Goal
Select the lines that contain "would" and copy each of them.

[begin Source material]

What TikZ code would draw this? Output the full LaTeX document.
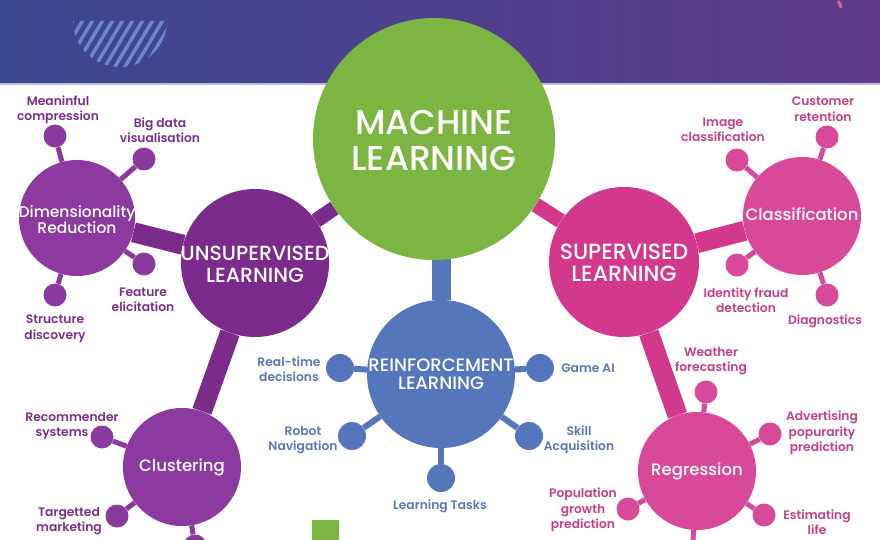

[end Source material]
[begin Source material]

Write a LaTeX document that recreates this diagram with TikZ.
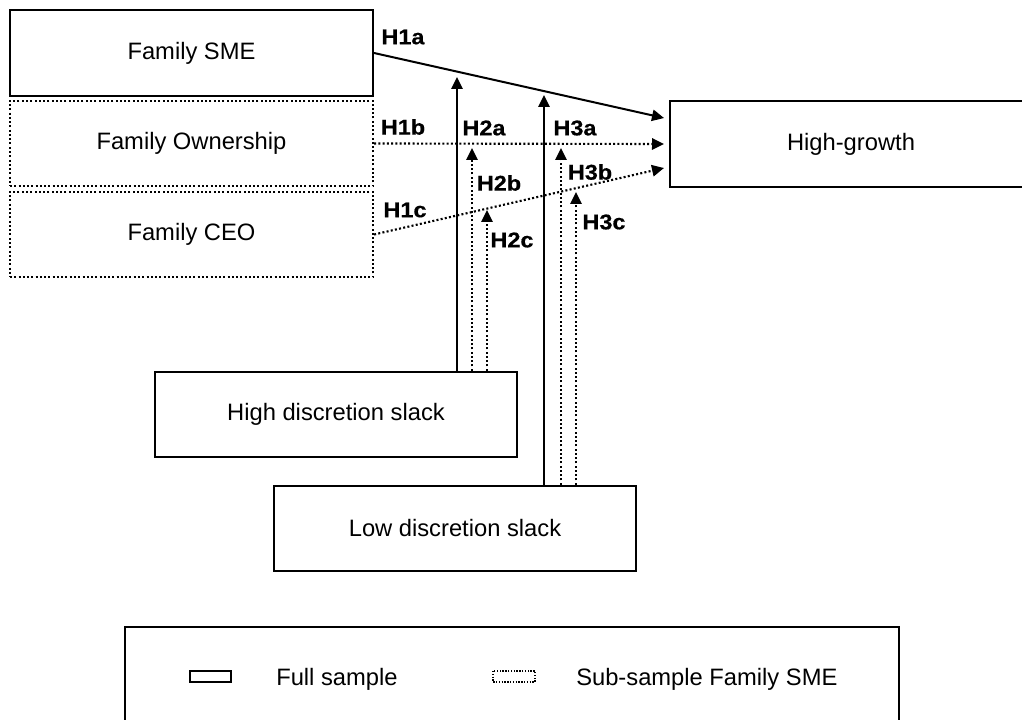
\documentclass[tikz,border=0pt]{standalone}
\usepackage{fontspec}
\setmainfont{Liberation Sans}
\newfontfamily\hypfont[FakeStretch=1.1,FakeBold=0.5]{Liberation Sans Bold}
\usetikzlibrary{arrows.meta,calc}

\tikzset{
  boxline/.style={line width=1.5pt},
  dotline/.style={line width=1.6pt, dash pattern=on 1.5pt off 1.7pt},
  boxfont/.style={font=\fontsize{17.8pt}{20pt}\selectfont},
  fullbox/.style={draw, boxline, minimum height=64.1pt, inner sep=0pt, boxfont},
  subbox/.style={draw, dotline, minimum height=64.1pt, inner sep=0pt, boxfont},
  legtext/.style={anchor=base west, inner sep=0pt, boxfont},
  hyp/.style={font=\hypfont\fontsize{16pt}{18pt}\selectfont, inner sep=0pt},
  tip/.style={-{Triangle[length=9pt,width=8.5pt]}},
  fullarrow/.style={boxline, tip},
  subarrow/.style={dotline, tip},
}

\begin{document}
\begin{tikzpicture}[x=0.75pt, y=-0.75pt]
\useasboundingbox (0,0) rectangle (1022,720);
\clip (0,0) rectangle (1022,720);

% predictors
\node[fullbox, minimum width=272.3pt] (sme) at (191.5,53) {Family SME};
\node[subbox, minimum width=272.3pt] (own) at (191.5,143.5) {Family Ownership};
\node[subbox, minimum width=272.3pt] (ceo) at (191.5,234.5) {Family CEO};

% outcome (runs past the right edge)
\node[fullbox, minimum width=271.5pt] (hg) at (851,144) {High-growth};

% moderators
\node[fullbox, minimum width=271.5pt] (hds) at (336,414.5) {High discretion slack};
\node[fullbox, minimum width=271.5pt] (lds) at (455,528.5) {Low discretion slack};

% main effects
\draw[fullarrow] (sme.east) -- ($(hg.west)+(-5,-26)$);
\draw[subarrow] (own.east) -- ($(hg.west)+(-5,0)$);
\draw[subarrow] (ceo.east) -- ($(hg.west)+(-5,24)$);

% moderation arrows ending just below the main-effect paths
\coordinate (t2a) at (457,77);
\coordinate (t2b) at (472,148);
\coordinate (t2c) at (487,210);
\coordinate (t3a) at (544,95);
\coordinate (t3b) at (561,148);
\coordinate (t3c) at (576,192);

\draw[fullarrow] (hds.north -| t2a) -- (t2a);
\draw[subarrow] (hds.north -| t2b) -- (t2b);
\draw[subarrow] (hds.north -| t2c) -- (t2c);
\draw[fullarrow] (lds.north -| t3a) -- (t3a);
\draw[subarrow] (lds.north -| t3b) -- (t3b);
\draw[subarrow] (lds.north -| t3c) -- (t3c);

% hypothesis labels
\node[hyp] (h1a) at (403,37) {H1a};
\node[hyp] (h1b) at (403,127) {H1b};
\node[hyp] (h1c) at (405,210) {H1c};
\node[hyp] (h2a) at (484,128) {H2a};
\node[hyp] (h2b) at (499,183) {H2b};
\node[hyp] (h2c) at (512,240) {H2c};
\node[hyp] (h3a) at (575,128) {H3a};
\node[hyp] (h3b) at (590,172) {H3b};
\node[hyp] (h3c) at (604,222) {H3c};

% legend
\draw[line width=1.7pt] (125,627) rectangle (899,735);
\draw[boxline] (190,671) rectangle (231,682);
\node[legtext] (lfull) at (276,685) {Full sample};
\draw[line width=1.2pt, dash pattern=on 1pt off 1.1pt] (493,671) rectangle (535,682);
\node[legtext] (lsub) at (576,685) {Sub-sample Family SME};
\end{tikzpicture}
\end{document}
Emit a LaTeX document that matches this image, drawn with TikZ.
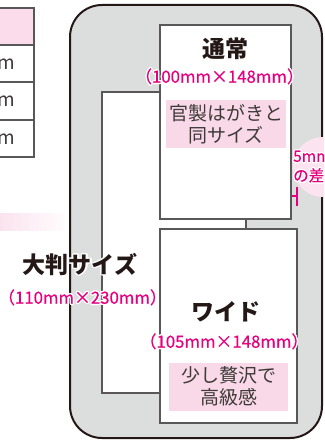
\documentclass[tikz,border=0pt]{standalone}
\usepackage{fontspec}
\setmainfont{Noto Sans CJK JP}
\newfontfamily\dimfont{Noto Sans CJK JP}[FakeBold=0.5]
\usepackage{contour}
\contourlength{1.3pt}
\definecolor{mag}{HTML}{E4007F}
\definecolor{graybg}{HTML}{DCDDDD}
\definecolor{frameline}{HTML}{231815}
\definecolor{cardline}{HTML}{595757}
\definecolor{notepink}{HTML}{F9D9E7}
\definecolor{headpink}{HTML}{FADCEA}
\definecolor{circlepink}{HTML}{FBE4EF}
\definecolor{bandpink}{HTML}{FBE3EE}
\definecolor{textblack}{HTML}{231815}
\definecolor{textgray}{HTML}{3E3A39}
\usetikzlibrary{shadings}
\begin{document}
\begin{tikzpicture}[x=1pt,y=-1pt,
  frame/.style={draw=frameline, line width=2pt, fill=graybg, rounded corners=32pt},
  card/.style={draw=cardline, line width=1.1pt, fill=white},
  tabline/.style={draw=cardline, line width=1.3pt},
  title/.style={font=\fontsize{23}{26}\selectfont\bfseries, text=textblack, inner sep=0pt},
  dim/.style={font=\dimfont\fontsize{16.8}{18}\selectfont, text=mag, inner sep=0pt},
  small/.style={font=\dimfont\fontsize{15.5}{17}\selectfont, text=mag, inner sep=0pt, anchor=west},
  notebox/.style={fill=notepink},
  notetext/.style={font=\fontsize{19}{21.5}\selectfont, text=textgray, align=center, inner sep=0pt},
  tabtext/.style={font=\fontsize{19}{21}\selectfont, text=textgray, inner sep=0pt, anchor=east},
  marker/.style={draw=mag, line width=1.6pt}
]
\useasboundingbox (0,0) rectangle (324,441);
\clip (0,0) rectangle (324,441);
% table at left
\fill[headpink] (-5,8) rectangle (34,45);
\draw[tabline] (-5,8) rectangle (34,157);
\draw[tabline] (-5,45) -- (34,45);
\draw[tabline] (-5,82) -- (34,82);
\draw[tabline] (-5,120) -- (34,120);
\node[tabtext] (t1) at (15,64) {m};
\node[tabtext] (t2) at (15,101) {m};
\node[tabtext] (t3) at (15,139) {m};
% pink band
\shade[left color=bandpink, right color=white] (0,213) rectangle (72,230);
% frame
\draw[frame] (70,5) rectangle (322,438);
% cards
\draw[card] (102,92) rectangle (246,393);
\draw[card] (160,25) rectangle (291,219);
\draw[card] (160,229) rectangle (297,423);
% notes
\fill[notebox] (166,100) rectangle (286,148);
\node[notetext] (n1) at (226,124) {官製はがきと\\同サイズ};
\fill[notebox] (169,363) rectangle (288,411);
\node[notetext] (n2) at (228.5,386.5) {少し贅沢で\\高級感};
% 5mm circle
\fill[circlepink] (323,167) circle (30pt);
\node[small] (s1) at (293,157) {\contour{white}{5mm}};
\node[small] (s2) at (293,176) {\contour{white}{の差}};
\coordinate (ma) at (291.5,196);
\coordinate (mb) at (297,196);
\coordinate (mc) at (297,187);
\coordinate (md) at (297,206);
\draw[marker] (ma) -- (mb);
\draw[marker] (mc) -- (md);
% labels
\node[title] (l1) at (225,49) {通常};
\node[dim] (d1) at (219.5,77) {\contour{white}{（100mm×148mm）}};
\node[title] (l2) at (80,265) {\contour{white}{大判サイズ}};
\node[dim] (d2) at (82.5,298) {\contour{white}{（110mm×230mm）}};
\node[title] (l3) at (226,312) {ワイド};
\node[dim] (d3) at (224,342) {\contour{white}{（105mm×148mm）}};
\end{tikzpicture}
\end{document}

[end Source material]
[begin Source material]

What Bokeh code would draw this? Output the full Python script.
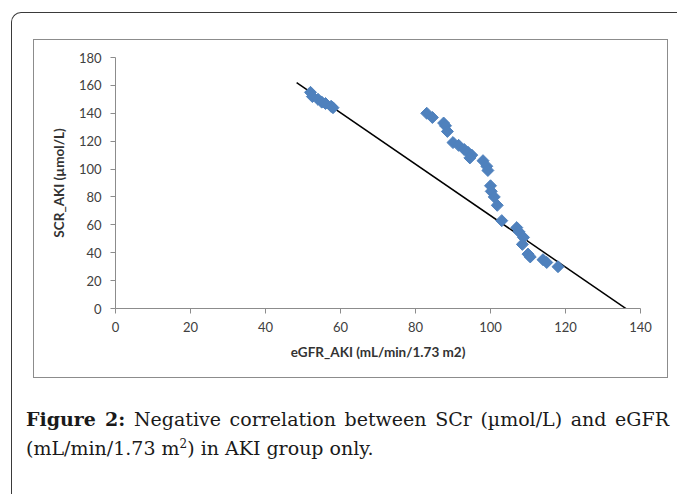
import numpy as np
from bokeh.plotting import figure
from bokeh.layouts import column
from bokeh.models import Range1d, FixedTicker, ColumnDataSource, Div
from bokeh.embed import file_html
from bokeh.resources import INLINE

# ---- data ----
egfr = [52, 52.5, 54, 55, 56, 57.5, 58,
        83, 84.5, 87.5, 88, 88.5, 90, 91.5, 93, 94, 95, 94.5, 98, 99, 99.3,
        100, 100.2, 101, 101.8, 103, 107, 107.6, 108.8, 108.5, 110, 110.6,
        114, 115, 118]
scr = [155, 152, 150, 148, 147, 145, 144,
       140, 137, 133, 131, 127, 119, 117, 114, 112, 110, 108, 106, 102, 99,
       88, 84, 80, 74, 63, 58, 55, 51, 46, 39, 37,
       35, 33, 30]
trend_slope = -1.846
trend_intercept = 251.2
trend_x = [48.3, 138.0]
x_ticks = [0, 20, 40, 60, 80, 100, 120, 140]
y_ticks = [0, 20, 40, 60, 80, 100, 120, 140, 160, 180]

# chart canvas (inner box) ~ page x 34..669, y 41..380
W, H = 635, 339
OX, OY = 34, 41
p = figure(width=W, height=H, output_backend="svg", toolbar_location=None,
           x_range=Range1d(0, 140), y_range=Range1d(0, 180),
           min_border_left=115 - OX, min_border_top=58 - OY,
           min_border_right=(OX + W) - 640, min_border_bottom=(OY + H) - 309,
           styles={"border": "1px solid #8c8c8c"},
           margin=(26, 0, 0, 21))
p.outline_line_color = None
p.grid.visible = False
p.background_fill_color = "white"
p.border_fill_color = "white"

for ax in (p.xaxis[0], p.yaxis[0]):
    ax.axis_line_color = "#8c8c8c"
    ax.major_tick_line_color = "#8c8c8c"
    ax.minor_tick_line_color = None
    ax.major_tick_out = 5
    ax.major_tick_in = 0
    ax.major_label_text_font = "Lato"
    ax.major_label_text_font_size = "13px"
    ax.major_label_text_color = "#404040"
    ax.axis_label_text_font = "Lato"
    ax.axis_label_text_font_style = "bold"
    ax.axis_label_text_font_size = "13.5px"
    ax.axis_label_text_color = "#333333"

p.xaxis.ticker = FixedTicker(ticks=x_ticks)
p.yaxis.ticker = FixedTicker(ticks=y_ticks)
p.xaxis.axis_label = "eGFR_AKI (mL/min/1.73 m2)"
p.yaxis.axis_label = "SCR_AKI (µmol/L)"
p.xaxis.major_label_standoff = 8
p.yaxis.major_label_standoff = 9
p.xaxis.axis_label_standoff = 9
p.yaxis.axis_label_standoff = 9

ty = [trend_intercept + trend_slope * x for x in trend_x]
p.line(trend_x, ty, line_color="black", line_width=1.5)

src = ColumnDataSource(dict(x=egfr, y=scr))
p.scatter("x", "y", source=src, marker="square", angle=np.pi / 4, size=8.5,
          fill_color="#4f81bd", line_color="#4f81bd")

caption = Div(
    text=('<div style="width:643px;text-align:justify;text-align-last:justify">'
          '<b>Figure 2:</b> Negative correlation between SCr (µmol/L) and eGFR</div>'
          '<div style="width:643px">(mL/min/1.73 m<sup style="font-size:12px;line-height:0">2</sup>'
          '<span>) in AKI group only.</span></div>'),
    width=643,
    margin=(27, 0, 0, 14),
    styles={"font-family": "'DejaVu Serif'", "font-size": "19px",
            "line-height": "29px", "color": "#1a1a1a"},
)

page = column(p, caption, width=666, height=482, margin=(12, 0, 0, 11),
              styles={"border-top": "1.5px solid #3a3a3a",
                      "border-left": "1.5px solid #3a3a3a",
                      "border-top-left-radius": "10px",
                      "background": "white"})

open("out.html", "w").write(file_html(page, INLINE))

[end Source material]

Reply to the task
What TikZ code would draw this? Output the full LaTeX document.
What Bokeh code would draw this? Output the full Python script.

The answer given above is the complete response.